In Austria he has had to deal with one of the most public outbreaks of discontent anywhere in the Catholic church and a scandal around a predecessor as Cardinal who had a fondness for novice monks. More than half a million Catholics, a third of the country's church-going population signed a petition calling for women priests as well as married clergy and greater democracy in the Church. That is extraordinary in a country historically as loyally Catholic as Ireland. These are the three causes against which Pope John Paul II has set his face most firmly and they are the three questions which his successor will have to deal with most urgently. Women priests are almost certainly impossible. This Pope has done everything in his power to ensure they will remain so for ever: he would have like to proclaim his opinion on the matter infallible; but even if his successor were to want to reverse this decision it is difficult to see how he could do so without causing a schism. It is a question which divides the Catholic church just as it divides Protestants.

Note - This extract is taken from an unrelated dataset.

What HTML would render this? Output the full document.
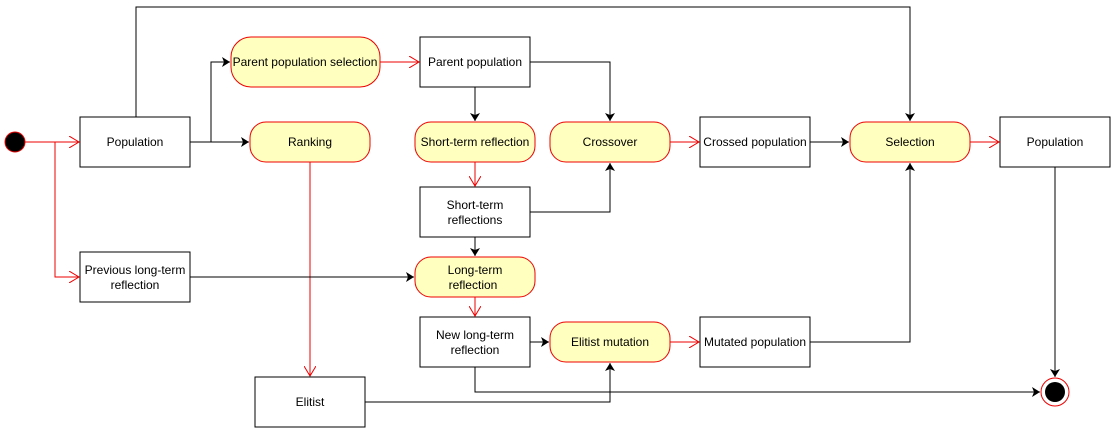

Married priests are another matter; in fact their introduction is probably the most urgent task facing the next pope. A married parish clergy would not solve all the Church's problems. Married men cost a lot, they get divorced, and they cannot be moved around as easily as the celibates. In the long run, a married parish clergy would profoundly change the character of the Catholic Church, tending to blur the distinction between clergy and laity. But that is a price worth paying: the crisis over celibacy is deep and dreadful and world wide. Almost the first act of John Paul II was stop all applications to leave the priesthood form men who wanted to get married: about 100,000 had gone in the thirty years following the second Vatican Council. Solid research conducted by Richard Sipe, a psychiatrist who was for twenty years a monk before leaving to get married, suggests that no more that about half the notionally celibate priesthood is involved in sexual relationships at any one time.

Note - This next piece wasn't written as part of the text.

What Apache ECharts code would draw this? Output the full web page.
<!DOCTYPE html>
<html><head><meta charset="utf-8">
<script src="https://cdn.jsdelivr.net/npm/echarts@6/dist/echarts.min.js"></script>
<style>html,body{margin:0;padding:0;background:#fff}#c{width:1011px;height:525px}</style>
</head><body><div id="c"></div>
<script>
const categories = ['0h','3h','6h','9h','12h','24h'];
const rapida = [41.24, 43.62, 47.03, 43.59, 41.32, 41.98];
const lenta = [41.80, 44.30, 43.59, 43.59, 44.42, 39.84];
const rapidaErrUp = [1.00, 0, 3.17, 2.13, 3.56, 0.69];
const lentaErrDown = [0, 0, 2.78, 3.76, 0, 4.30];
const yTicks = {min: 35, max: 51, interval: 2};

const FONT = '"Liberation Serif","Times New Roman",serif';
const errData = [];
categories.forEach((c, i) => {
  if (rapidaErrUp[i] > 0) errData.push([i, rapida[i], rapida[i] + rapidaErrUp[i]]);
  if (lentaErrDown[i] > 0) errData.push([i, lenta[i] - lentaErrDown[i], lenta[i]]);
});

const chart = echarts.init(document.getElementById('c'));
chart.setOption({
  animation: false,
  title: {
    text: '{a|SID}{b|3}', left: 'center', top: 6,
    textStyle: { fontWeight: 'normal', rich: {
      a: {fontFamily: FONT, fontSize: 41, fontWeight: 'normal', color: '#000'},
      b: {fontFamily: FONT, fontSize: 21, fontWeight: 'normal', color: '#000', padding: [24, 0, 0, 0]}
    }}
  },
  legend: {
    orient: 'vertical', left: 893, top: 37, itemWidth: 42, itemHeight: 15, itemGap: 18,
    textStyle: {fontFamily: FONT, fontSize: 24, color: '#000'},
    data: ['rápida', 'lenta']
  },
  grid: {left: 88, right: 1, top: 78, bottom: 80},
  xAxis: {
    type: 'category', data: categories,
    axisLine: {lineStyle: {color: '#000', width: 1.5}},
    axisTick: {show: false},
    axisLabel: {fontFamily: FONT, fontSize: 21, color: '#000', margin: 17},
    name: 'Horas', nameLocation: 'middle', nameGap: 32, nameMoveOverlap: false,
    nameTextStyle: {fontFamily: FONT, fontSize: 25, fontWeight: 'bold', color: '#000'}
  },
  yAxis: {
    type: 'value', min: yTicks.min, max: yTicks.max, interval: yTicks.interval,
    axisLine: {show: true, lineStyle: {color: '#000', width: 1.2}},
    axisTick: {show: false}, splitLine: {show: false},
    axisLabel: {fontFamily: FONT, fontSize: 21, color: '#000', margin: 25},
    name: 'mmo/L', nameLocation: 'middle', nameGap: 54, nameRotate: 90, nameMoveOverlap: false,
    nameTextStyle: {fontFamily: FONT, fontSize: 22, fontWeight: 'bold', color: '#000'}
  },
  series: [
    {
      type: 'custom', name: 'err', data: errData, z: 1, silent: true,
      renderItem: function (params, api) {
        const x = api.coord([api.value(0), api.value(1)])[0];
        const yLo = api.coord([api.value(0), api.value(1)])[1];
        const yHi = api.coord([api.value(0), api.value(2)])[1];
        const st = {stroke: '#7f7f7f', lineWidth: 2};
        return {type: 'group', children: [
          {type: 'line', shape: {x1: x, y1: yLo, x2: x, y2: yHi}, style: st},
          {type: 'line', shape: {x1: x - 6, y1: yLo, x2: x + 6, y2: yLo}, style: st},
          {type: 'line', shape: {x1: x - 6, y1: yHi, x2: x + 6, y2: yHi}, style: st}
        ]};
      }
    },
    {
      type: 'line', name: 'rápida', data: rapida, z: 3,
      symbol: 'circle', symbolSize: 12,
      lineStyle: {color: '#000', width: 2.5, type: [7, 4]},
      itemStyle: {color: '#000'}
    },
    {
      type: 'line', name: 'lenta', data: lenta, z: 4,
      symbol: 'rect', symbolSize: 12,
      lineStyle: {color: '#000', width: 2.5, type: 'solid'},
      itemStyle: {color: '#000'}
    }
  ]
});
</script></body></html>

In the parts of the world where the rule of celibacy is outwardly observed, vocations are collapsing. In Africa, and to a lesser extent Latin America, the rule is just ignored with some fairly dreadful consequences. A devout Catholic friend travelling in Africa reported to me a bishop who kept a harem constantly replenished with virgins to minimise the risk of Aids. Celibacy among the parish clergy is only a disciplinary norm: sacrificing it would change no profound doctrine. The moral price of maintaining this discipline is paid in double standards, hypocrisy and human suffering; traditionalists might argue that suffering is the true currency of the church, which it should not stint. But the hypocrisy and double standards, like bad money, drive out the good.

This is one reason why the traditional speculation naming Cardinal Hume for the job should be taken seriously for a while. He has done an extraordinarily skilful job of introducing married priests in this country while minimising the dissent and grumbles from the clergy still condemned to celibacy, many of whom are deeply suspicious of the motives of the married Anglicans who came over to escape from women priests . It would appeal to his romantic historical imagination if the Church of England were to collapse, but in the process hand back to the Church of Rome a solution to the problems of priestly celibacy.

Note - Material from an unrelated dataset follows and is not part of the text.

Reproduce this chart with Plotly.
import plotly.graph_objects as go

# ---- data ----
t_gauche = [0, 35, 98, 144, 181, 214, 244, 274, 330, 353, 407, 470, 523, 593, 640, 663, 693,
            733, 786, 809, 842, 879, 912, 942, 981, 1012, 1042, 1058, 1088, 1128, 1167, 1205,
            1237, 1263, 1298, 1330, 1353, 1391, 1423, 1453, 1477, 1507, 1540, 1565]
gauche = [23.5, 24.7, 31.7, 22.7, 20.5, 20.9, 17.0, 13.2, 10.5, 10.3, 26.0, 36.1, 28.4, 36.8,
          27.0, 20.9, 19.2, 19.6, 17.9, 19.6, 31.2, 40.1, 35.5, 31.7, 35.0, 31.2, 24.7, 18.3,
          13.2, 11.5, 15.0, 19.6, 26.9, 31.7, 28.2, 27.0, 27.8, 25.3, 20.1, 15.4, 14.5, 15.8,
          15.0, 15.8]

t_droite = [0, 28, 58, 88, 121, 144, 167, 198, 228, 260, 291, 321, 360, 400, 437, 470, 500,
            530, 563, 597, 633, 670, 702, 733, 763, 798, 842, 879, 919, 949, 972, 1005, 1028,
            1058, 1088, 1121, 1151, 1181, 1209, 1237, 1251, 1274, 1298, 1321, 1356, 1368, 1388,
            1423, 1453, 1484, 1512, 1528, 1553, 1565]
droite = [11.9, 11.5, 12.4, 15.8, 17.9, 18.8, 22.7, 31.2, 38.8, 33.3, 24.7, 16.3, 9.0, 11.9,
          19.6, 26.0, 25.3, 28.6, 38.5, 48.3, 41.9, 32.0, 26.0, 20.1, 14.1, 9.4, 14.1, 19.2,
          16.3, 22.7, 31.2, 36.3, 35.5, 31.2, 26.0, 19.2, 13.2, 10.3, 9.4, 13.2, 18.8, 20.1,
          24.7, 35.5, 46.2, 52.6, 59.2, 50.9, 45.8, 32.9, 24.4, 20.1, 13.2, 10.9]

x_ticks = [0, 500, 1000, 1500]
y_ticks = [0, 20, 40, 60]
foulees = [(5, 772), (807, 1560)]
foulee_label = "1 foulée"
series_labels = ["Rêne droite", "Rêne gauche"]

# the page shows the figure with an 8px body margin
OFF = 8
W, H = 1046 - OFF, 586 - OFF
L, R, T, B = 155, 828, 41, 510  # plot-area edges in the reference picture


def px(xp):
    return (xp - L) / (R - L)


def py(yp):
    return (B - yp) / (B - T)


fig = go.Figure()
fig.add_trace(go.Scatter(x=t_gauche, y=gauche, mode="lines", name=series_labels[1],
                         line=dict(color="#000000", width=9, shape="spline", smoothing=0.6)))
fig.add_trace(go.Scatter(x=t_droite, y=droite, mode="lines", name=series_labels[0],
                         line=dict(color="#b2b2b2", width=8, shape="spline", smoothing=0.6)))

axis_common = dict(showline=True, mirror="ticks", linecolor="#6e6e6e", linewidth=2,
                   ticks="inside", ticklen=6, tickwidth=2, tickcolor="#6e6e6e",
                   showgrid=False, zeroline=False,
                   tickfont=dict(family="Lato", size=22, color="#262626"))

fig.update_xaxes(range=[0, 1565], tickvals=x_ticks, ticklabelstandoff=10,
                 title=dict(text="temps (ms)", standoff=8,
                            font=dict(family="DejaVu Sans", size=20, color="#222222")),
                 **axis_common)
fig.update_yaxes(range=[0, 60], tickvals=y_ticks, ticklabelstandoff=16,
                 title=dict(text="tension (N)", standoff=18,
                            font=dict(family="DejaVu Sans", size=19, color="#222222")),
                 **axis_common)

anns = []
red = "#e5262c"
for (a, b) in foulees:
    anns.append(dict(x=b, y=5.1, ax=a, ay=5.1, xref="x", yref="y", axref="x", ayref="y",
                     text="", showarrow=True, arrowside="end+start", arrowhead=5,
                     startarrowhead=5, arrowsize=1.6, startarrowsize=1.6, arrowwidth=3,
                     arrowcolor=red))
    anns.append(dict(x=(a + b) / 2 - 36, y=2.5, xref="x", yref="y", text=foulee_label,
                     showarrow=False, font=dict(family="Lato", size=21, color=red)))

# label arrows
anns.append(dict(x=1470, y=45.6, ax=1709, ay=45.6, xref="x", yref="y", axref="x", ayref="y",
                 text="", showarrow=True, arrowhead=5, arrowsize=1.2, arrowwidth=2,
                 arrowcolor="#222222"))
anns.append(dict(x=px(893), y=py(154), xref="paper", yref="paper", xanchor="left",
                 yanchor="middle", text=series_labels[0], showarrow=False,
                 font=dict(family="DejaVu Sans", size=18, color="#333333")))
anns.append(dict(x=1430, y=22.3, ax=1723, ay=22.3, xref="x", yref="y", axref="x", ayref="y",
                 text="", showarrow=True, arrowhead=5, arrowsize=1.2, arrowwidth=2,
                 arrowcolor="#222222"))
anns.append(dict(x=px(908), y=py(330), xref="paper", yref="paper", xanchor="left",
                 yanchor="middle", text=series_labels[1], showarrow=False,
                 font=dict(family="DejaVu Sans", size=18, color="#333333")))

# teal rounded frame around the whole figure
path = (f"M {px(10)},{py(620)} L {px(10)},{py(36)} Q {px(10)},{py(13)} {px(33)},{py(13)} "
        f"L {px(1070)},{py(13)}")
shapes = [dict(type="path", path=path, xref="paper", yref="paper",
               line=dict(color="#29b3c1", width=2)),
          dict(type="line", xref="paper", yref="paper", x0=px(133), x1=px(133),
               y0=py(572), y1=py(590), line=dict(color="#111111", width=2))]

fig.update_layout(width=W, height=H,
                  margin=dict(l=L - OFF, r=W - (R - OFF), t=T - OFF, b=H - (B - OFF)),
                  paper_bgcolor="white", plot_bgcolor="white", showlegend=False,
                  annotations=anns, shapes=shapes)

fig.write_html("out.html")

Cardinal Hume's real qualification for the job, though, may be in his attitude to church democracy. He's agin it; but in the most charming way. He practices autocracy with consent and it works. He is almost the only candidate from the affluent West to preside over the church that is not in a state of cold civil war. The Austrian petition for church democracy (and against the Pope) was also offered round the German church, where 1.5m signed it, despite the active opposition of the bishops to the movement. But when it came to this country it fizzled without trace. This is not because there is no support for these policies here but because the Cardinal has somehow managed to ensure that his liberal opposition is entirely loyal - partly because almost all are employed by his Church, and partly because his mixture of exquisite manners, headmasterly autocracy and shining personal holiness disarms all but the most determined critics. All this has been accomplished without any interference from Rome. So to some observers he seems to be a candidate for decentralisation, if not for democracy. Since the electorate is composed of Cardinals who would, many of them, benefit from a decentralised regime in which they could run their dioceses without the constant threat of delation to Rome by their opponents, this is a point in his favour.

In North America, the split between conservatives and liberals is so absolute that Cardinal Mahony of Los Angeles, who is accounted a liberal, has formally reported to the Vatican authorities the terrifying figure of Mother Angelica, a nun who runs the largest religious cable TV network in the world from a position somewhere to the right of Torquemada and who has been attacking his theology on air. No one from that continent would be possible since there are no neutrals: the same considerations apply with greater force in Latin America, where radicals tend to be shot rather than merely execrated.

There is a further difficulty with Latin American candidates, and this is that they come form a continent where the Reformation is being re-enacted. Pentecostal protestantism is spreading like wildfire across the continent, as it is in Eastern Europe, 400 years after the same thing happened in our part of Europe. Because Pentecostals make their own clergy and are radically decentralised, they respond to a market economy in religion much better than the command structure of an established church can do. Though they seem extremely patriarchal, they offer women better treatment and, often, more responsibility than can a Catholic church which is writhing in knots around feminism like a worm impaled on a hook.

There are other European candidates than Cardinal Hume. For Cardinal Miroslav Vlk of Prague, a conclave represents his last chance of getting some vowels into his name. But he would be another central European, too much like the present Pope. Cardinal Martini, a Jesuit from Milan, is probably the strongest candidate. He is wise, holy, brilliant, and carries all the hopes of the Liberals. But that alone is probably enough to dish him. The present pope has changed the rules for election so that a candidate no longer needs a two thirds majority: after twelve ballots, a simple majority will do; and some observers think that this might give extremist candidates a chance. But I doubt things are that desperate. What the next pope needs to be is a complicated Conservative, who can recognise the inevitability of change. I'm afraid our Cardinal fits the bill, even though he is nearly too old at 75, and even though it would wreck his plans for a quiet funeral: There is a scurrilous story which I entirely believe, which has him emerging from a gruelling meeting with Dr Carey: "When I die" he said, "I don't want that man coming to my funeral. Hold it while he's out of the country or something." The stratagem won't work if he's Pope.